Take the listing from its first line through the line that contains "import numpy as np" and please retype those lines exactly, leaving out the pictures.

## Begin SUPPLIED INFORMATION

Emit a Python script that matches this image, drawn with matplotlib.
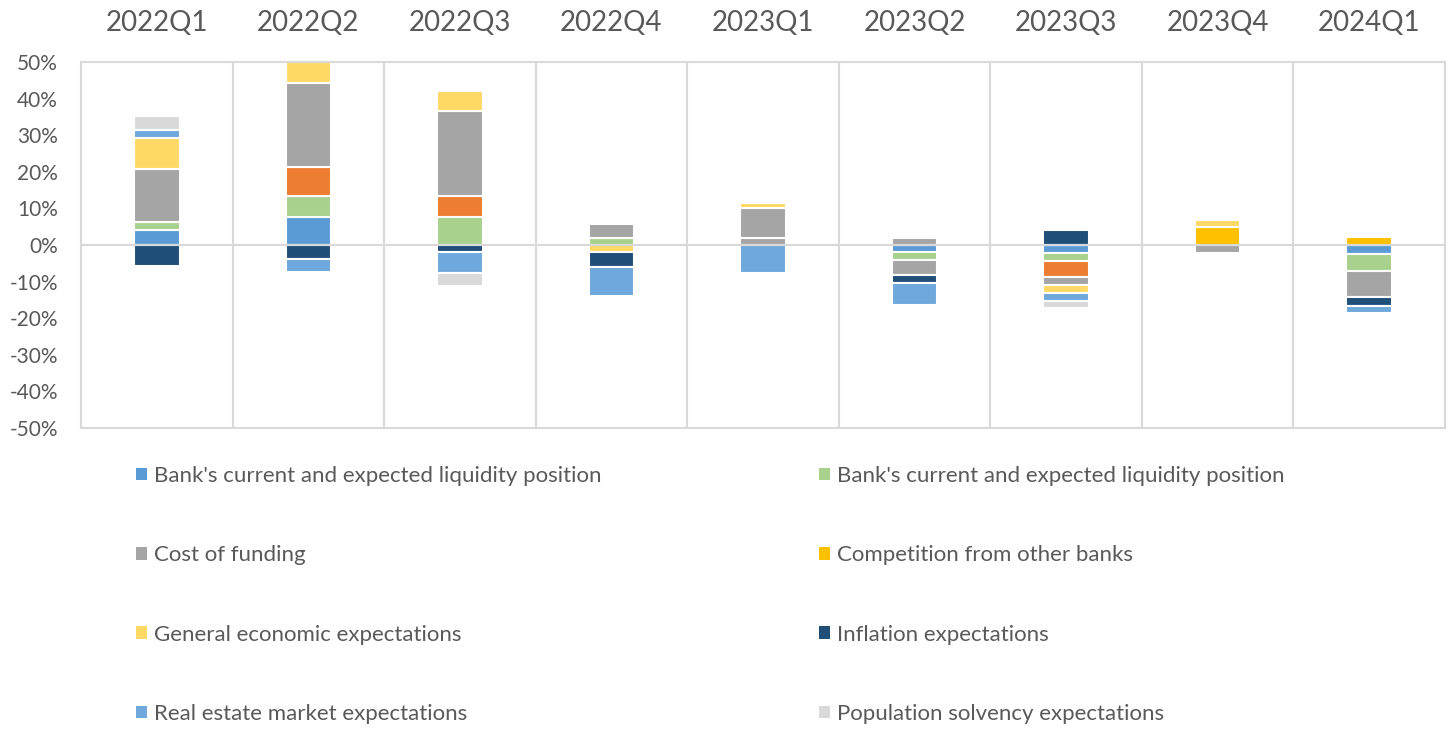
import matplotlib
matplotlib.use("Agg")
import matplotlib.pyplot as plt
import matplotlib.patches as patches
import numpy as np

plt.rcParams['font.family'] = ['Lato', 'DejaVu Sans']

quarters = ['2022Q1', '2022Q2', '2022Q3', '2022Q4', '2023Q1', '2023Q2', '2023Q3', '2023Q4', '2024Q1']

# values in %, stacked in this order (positives up, negatives down)
liquidity_a = [4.2, 7.7, 0, 0, 0, -2.0, -2.2, 0, -2.4]
liquidity_b = [2.1, 5.7, 7.7, 2.0, 0, -2.1, -2.1, 0, -4.7]
other_orange = [0, 7.8, 5.7, 0, 0, 0, -4.4, 0, 0]
other_gray = [0, 0, 0, 0, 2.0, 1.8, 0, 0, 0]
cost_funding = [14.6, 23.0, 23.2, 3.7, 8.0, -4.2, -2.1, -2.1, -7.2]
competition = [0, 0, 0, 0, 0, 0, 0, 4.8, 2.1]
economic = [8.3, 7.0, 5.5, -2.0, 1.6, 0, -2.2, 2.0, 0]
inflation = [-5.8, -3.8, -1.9, -4.0, 0, -2.1, 4.1, 0, -2.4]
real_estate = [2.1, -3.6, -5.7, -7.8, -7.7, -6.0, -2.2, 0, -2.0]
solvency = [4.0, 0, -3.6, 0, 0, 0, -1.9, 0, 0]

series = [
    (liquidity_a, "#5B9BD5", "Bank's current and expected liquidity position"),
    (liquidity_b, "#A9D18E", "Bank's current and expected liquidity position"),
    (other_orange, "#ED7D31", None),
    (other_gray, "#A5A5A5", None),
    (cost_funding, "#A5A5A5", "Cost of funding"),
    (competition, "#FFC000", "Competition from other banks"),
    (economic, "#FFD966", "General economic expectations"),
    (inflation, "#1F4E79", "Inflation expectations"),
    (real_estate, "#6FA8DC", "Real estate market expectations"),
    (solvency, "#D9D9D9", "Population solvency expectations"),
]

W, H = 1452, 729
fig = plt.figure(figsize=(W / 100, H / 100), dpi=100)
ax = fig.add_axes([81 / W, 1 - 428 / H, (1445 - 81) / W, (428 - 62) / H])

grid_c = "#D9D9D9"
text_c = "#595959"

x = np.arange(len(quarters))
pos_base = np.zeros(len(quarters))
neg_base = np.zeros(len(quarters))
handles = []
for vals, color, label in series:
    v = np.array(vals, dtype=float)
    for i in range(len(v)):
        if v[i] == 0:
            continue
        if v[i] > 0:
            b = pos_base[i]
            pos_base[i] += v[i]
        else:
            b = neg_base[i]
            neg_base[i] += v[i]
        ax.bar(x[i], v[i], bottom=b, width=0.30, color=color,
               edgecolor='white', linewidth=1.5, zorder=2)
    if label is not None:
        handles.append(patches.Patch(facecolor=color, label=label))

ax.set_xlim(-0.5, len(quarters) - 0.5)
ax.set_ylim(-50, 50)

# vertical separators between categories and zero line
for b in np.arange(0.5, len(quarters) - 0.5, 1):
    ax.axvline(b, color=grid_c, linewidth=1.5, zorder=1)
ax.axhline(0, color=grid_c, linewidth=1.5, zorder=3)

for s in ax.spines.values():
    s.set_color(grid_c)
    s.set_linewidth(1.5)

ax.set_yticks(np.arange(-50, 51, 10))
ax.set_yticklabels([f"{t}%" for t in range(-50, 51, 10)])
ax.tick_params(axis='y', length=0, pad=16.5, labelsize=15, labelcolor=text_c)

ax.xaxis.tick_top()
ax.set_xticks(x)
ax.set_xticklabels(quarters)
ax.tick_params(axis='x', length=0, pad=19, labelsize=20, labelcolor=text_c)

# legend: two columns, filled row by row like the original
order = [0, 2, 4, 6, 1, 3, 5, 7]
leg = fig.legend(handles=[handles[i] for i in order], loc='upper left',
                 bbox_to_anchor=(116 / W, 1 - 446 / H), ncol=2, frameon=False,
                 fontsize=16, handlelength=0.5, handleheight=0.5, handletextpad=0.3,
                 labelspacing=2.67, columnspacing=9.8, labelcolor=text_c)

fig.savefig("out.png", dpi=100)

## End SUPPLIED INFORMATION

THE RESULT:
Emit a Python script that matches this image, drawn with matplotlib.
import matplotlib
matplotlib.use("Agg")
import matplotlib.pyplot as plt
import matplotlib.patches as patches
import numpy as np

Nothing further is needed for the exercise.